Part of the reason it was
hard for the opponents of Mamdani and other socialists to use his
radicalism against him was simply that he did not campaign on it, was
disciplined in ignoring attacks framed around it, and manipulated
language. “Democratic socialism” calls to mind Scandinavia rather than
the Democratic Socialists of America program of abolition and
expropriation.
The mainstream media have helped. “There’s a fair
amount of confusion and fear generated in the US by the term
‘socialist,’ which is associated with repressive societies like
Communist China, the Union of Soviet Socialist Republics (USSR), North
Korea or Cuba,” wrote CNN. “So it’s worth looking at what Mamdani and
his supporters mean by it (think social programs in Western Europe) and
also how the political right will use it against Democrats.”
The
“Affordability” framing does the same work.

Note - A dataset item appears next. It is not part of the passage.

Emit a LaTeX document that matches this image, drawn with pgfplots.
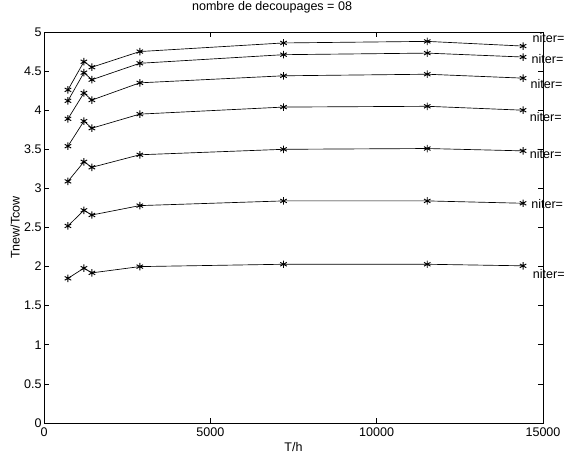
\documentclass[border=0pt]{standalone}
\usepackage{fontspec}
\setmainfont{Liberation Sans}
\usepackage{pgfplots}
\pgfplotsset{compat=1.18}
\pgfplotsset{ser/.style={black, solid, line width=0.5pt, mark=asterisk, mark size=2.8pt, mark options={solid, black, line width=0.7pt}}}
\begin{document}
\fontsize{9.4}{11}\selectfont
\begin{tikzpicture}
\begin{axis}[
  scale only axis, width=374.25pt, height=293.25pt,
  xmin=0, xmax=15000, ymin=0, ymax=5,
  xtick={0,5000,10000,15000},
  ytick={0,0.5,1,1.5,2,2.5,3,3.5,4,4.5,5},
  xtick pos=both, ytick pos=both,
  tick align=inside, major tick length=3.75pt,
  scaled ticks=false,
  /pgf/number format/1000 sep={},
  /pgf/number format/assume math mode=true,
  tick label style={font=\fontsize{9.4}{11}\selectfont},
  yticklabel style={xshift=1.5pt},
  axis line style={line width=0.7pt},
  tick style={line width=0.5pt, black},
  clip=false,
  title={nombre de decoupages = 08},
  title style={at={(axis description cs:0.457,1.043)}, anchor=center, font=\fontsize{9.4}{11}\selectfont},
  xlabel={T/h},
  xlabel style={at={(axis description cs:0.5,-0.061)}, anchor=center, font=\fontsize{9.4}{11}\selectfont},
  ylabel={Tnew/Tcow},
  ylabel style={at={(axis description cs:-0.058,0.5)}, anchor=center, font=\fontsize{9.4}{11}\selectfont},
]
\addplot[ser] coordinates {(720,4.26) (1200,4.62) (1440,4.55) (2880,4.75) (7200,4.86) (11520,4.88) (14400,4.82)};
\addplot[ser] coordinates {(720,4.12) (1200,4.48) (1440,4.39) (2880,4.60) (7200,4.71) (11520,4.73) (14400,4.68)};
\addplot[ser] coordinates {(720,3.89) (1200,4.22) (1440,4.13) (2880,4.35) (7200,4.44) (11520,4.46) (14400,4.41)};
\addplot[ser] coordinates {(720,3.54) (1200,3.86) (1440,3.77) (2880,3.95) (7200,4.04) (11520,4.05) (14400,4.00)};
\addplot[ser] coordinates {(720,3.09) (1200,3.34) (1440,3.27) (2880,3.43) (7200,3.50) (11520,3.51) (14400,3.48)};
\addplot[ser] coordinates {(720,2.52) (1200,2.72) (1440,2.66) (2880,2.78) (7200,2.84) (11520,2.84) (14400,2.81)};
\addplot[ser] coordinates {(720,1.85) (1200,1.98) (1440,1.92) (2880,2.00) (7200,2.03) (11520,2.03) (14400,2.01)};
\node[anchor=west, inner sep=0pt] at (axis cs:14680,4.92) {niter=};
\node[anchor=west, inner sep=0pt] at (axis cs:14650,4.66) {niter=};
\node[anchor=west, inner sep=0pt] at (axis cs:14620,4.34) {niter=};
\node[anchor=west, inner sep=0pt] at (axis cs:14600,3.91) {niter=};
\node[anchor=west, inner sep=0pt] at (axis cs:14600,3.44) {niter=};
\node[anchor=west, inner sep=0pt] at (axis cs:14640,2.80) {niter=};
\node[anchor=west, inner sep=0pt] at (axis cs:14690,1.91) {niter=};
\coordinate (LL) at (rel axis cs:0,0);
\coordinate (UR) at (rel axis cs:1,1);
\end{axis}
\pgfresetboundingbox
\path[use as bounding box] ([shift={(-33pt,-24.75pt)}]LL) rectangle ([shift={(15.75pt,24pt)}]UR);
\end{tikzpicture}
\end{document}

It evokes cheaper groceries
and rent, not Mamdani’s stated “end goal of seizing the means of
production,” which he set aside in public only because, as he put it,
“we do not have the same level of support at this very moment.”
Similarly, one of the socialists who won in the New York primary,
Darializa Avila Chevalier, deleted posts that read “Seize the means of
production” and “No more police at all ever,” then told CNN she had
“grown considerably” and was focused on “our community and our
community’s future.”
[…]
Second, there are far more college
graduates than jobs that require a college degree, which has suppressed
wages and created resentment. Peter Turchin called this “elite
overproduction,” while sociologist Musa Al-Gharbi credits it as the main
driver of the recurring waves of progressive zeal he calls
“awokenings.” Graduates “went to the right schools, got good grades,
majored in the right things, earned college diplomas, expected to have
six-figure salaries,” he said, and then found that “the life that they
were just taking for granted their whole life seems not to be in the
cards.”
[…]
Finally, the public has largely repudiated much
of the Left’s agenda, creating urgency behind the turn toward
affordability issues. Moderate House Democrats who issued a public
letter saying, “We are capitalists, not socialists” are either talking
to deaf ears or further alienating themselves from dissatisfied
progressives, who feel that capitalism isn’t working for them. “Ending
wars, passing Medicare for All, forgiving student loan debt, abolishing
ICE and taxing the rich — those are all popular policies,” said the DSA
in a statement.
It’s a familiar story: the leftist may seem kind and relatable at
first, but it all eventually turns into Napoleon the pig from Animal
Farm. Medicare for All has been tried multiple times at the state level,
including California, and was all scrapped due to costs. Forgiving
student loan debt polls well, but it will create generations of Donald
Trump-like candidates, as it fuels populist rage against those who have
already paid off their loans, did everything the right way without
bailouts, and aren’t eligible for such a handout. Generations of
Americans have worked and studied at higher education institutions. No
one wants to hear young progressives whine about debt.
All glory
is fleeting however, because no doubt this left-wing surge will crash on
the ramparts of normal people who don’t want any of this:
But
there are good reasons to expect that radicalism will be limited and
will provoke a healthy backlash, particularly outside the bluest cities
in the bluest states. The Democrats’ favorability has declined from 47%
to 39% between 2020 and 2026, in part due to the party’s radicalism, and
could decline further with more radical candidates becoming
standard-bearers. And the candidates Mamdani endorsed took their June
2026 congressional primaries on turnout between 15% and 19%, with
young-voter turnout less than half of the year before, and Raman
advanced in Los Angeles on 29%. A movement that depends on low-turnout
primaries hands moderate Democrats and Republicans an obvious opening.
For the time being, this is a Democrat problem, and it's quite a headache.